Data provided:
--- Start ---

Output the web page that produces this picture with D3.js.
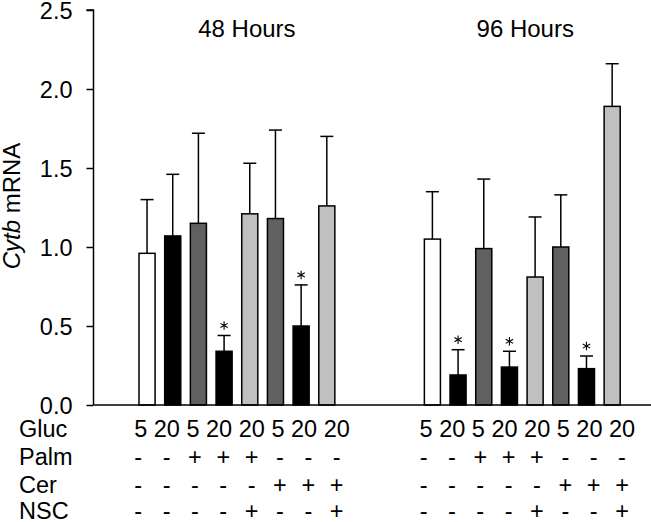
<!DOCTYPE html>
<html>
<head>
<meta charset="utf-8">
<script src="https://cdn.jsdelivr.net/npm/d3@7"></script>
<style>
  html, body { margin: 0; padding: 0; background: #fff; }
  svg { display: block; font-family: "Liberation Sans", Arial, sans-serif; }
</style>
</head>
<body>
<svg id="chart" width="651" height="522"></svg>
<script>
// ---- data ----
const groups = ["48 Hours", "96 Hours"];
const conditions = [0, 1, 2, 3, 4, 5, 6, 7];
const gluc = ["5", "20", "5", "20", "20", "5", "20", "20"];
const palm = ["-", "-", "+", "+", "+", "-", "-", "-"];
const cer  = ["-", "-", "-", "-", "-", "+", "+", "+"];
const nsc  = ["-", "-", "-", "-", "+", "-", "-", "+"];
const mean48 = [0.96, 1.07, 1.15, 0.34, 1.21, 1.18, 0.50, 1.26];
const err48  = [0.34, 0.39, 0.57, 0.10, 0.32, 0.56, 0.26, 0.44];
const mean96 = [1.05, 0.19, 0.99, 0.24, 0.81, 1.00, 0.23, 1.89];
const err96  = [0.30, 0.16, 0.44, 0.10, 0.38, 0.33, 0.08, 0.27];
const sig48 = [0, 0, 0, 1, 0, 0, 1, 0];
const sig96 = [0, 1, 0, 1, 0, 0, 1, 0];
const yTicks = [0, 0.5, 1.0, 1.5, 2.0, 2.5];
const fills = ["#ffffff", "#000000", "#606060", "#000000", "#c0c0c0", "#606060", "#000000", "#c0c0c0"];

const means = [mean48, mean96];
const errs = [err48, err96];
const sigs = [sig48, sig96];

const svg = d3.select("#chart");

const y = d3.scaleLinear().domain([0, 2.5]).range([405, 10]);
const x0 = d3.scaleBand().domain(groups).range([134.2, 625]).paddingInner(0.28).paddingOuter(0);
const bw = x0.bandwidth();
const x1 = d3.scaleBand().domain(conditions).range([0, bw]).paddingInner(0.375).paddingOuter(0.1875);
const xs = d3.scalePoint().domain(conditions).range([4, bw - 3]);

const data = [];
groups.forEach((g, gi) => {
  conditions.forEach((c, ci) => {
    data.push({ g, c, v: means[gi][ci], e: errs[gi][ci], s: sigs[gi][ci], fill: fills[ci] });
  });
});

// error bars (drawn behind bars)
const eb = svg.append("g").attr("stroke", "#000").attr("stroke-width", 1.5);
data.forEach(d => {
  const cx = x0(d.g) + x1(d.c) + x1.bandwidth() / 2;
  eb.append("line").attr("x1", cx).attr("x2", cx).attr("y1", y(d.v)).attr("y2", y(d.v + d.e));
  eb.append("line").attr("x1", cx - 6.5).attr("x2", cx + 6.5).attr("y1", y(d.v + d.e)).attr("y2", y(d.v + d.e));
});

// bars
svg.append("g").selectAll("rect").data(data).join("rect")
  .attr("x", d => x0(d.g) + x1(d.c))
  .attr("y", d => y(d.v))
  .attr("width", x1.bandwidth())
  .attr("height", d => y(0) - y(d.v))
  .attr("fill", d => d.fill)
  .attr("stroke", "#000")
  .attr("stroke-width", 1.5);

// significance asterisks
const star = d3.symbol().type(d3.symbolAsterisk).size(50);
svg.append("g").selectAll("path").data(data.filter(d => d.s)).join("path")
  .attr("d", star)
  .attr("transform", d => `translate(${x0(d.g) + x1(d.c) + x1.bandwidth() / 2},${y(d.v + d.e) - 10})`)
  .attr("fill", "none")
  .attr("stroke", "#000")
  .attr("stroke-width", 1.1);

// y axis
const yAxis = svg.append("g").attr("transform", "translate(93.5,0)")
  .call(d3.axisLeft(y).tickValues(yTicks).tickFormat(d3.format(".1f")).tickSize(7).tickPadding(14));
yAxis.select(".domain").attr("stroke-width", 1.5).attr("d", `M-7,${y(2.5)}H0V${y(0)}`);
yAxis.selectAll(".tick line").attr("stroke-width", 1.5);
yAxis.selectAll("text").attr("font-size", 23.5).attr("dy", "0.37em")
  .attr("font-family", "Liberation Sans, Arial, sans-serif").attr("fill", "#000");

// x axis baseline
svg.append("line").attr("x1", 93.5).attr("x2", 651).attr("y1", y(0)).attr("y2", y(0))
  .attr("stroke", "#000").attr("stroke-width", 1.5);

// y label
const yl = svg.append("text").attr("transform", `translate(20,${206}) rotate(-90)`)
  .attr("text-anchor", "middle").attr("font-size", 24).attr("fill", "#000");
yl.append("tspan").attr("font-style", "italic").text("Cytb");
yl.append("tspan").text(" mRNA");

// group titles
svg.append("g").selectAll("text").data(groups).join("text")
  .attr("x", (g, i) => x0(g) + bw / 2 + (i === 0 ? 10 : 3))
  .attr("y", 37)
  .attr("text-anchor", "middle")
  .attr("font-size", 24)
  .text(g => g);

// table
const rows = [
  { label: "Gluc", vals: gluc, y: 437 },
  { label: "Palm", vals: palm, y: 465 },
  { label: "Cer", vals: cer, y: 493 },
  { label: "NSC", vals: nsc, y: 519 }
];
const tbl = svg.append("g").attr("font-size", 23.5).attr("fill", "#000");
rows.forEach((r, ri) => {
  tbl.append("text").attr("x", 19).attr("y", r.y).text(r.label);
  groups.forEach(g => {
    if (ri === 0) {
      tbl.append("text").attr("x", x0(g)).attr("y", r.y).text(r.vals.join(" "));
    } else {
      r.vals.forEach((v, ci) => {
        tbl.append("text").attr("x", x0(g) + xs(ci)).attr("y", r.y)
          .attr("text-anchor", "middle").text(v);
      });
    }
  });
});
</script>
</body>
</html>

--- End ---

Problem statement: Extract every line of the data exactly; pictures stay out.

The reply:
Output the web page that produces this picture with D3.js.
<!DOCTYPE html>
<html>
<head>
<meta charset="utf-8">
<script src="https://cdn.jsdelivr.net/npm/d3@7"></script>
<style>
  html, body { margin: 0; padding: 0; background: #fff; }
  svg { display: block; font-family: "Liberation Sans", Arial, sans-serif; }
</style>
</head>
<body>
<svg id="chart" width="651" height="522"></svg>
<script>
// ---- data ----
const groups = ["48 Hours", "96 Hours"];
const conditions = [0, 1, 2, 3, 4, 5, 6, 7];
const gluc = ["5", "20", "5", "20", "20", "5", "20", "20"];
const palm = ["-", "-", "+", "+", "+", "-", "-", "-"];
const cer  = ["-", "-", "-", "-", "-", "+", "+", "+"];
const nsc  = ["-", "-", "-", "-", "+", "-", "-", "+"];
const mean48 = [0.96, 1.07, 1.15, 0.34, 1.21, 1.18, 0.50, 1.26];
const err48  = [0.34, 0.39, 0.57, 0.10, 0.32, 0.56, 0.26, 0.44];
const mean96 = [1.05, 0.19, 0.99, 0.24, 0.81, 1.00, 0.23, 1.89];
const err96  = [0.30, 0.16, 0.44, 0.10, 0.38, 0.33, 0.08, 0.27];
const sig48 = [0, 0, 0, 1, 0, 0, 1, 0];
const sig96 = [0, 1, 0, 1, 0, 0, 1, 0];
const yTicks = [0, 0.5, 1.0, 1.5, 2.0, 2.5];
const fills = ["#ffffff", "#000000", "#606060", "#000000", "#c0c0c0", "#606060", "#000000", "#c0c0c0"];

const means = [mean48, mean96];
const errs = [err48, err96];
const sigs = [sig48, sig96];

const svg = d3.select("#chart");

const y = d3.scaleLinear().domain([0, 2.5]).range([405, 10]);
const x0 = d3.scaleBand().domain(groups).range([134.2, 625]).paddingInner(0.28).paddingOuter(0);
const bw = x0.bandwidth();
const x1 = d3.scaleBand().domain(conditions).range([0, bw]).paddingInner(0.375).paddingOuter(0.1875);
const xs = d3.scalePoint().domain(conditions).range([4, bw - 3]);

const data = [];
groups.forEach((g, gi) => {
  conditions.forEach((c, ci) => {
    data.push({ g, c, v: means[gi][ci], e: errs[gi][ci], s: sigs[gi][ci], fill: fills[ci] });
  });
});

// error bars (drawn behind bars)
const eb = svg.append("g").attr("stroke", "#000").attr("stroke-width", 1.5);
data.forEach(d => {
  const cx = x0(d.g) + x1(d.c) + x1.bandwidth() / 2;
  eb.append("line").attr("x1", cx).attr("x2", cx).attr("y1", y(d.v)).attr("y2", y(d.v + d.e));
  eb.append("line").attr("x1", cx - 6.5).attr("x2", cx + 6.5).attr("y1", y(d.v + d.e)).attr("y2", y(d.v + d.e));
});

// bars
svg.append("g").selectAll("rect").data(data).join("rect")
  .attr("x", d => x0(d.g) + x1(d.c))
  .attr("y", d => y(d.v))
  .attr("width", x1.bandwidth())
  .attr("height", d => y(0) - y(d.v))
  .attr("fill", d => d.fill)
  .attr("stroke", "#000")
  .attr("stroke-width", 1.5);

// significance asterisks
const star = d3.symbol().type(d3.symbolAsterisk).size(50);
svg.append("g").selectAll("path").data(data.filter(d => d.s)).join("path")
  .attr("d", star)
  .attr("transform", d => `translate(${x0(d.g) + x1(d.c) + x1.bandwidth() / 2},${y(d.v + d.e) - 10})`)
  .attr("fill", "none")
  .attr("stroke", "#000")
  .attr("stroke-width", 1.1);

// y axis
const yAxis = svg.append("g").attr("transform", "translate(93.5,0)")
  .call(d3.axisLeft(y).tickValues(yTicks).tickFormat(d3.format(".1f")).tickSize(7).tickPadding(14));
yAxis.select(".domain").attr("stroke-width", 1.5).attr("d", `M-7,${y(2.5)}H0V${y(0)}`);
yAxis.selectAll(".tick line").attr("stroke-width", 1.5);
yAxis.selectAll("text").attr("font-size", 23.5).attr("dy", "0.37em")
  .attr("font-family", "Liberation Sans, Arial, sans-serif").attr("fill", "#000");

// x axis baseline
svg.append("line").attr("x1", 93.5).attr("x2", 651).attr("y1", y(0)).attr("y2", y(0))
  .attr("stroke", "#000").attr("stroke-width", 1.5);

// y label
const yl = svg.append("text").attr("transform", `translate(20,${206}) rotate(-90)`)
  .attr("text-anchor", "middle").attr("font-size", 24).attr("fill", "#000");
yl.append("tspan").attr("font-style", "italic").text("Cytb");
yl.append("tspan").text(" mRNA");

// group titles
svg.append("g").selectAll("text").data(groups).join("text")
  .attr("x", (g, i) => x0(g) + bw / 2 + (i === 0 ? 10 : 3))
  .attr("y", 37)
  .attr("text-anchor", "middle")
  .attr("font-size", 24)
  .text(g => g);

// table
const rows = [
  { label: "Gluc", vals: gluc, y: 437 },
  { label: "Palm", vals: palm, y: 465 },
  { label: "Cer", vals: cer, y: 493 },
  { label: "NSC", vals: nsc, y: 519 }
];
const tbl = svg.append("g").attr("font-size", 23.5).attr("fill", "#000");
rows.forEach((r, ri) => {
  tbl.append("text").attr("x", 19).attr("y", r.y).text(r.label);
  groups.forEach(g => {
    if (ri === 0) {
      tbl.append("text").attr("x", x0(g)).attr("y", r.y).text(r.vals.join(" "));
    } else {
      r.vals.forEach((v, ci) => {
        tbl.append("text").attr("x", x0(g) + xs(ci)).attr("y", r.y)
          .attr("text-anchor", "middle").text(v);
      });
    }
  });
});
</script>
</body>
</html>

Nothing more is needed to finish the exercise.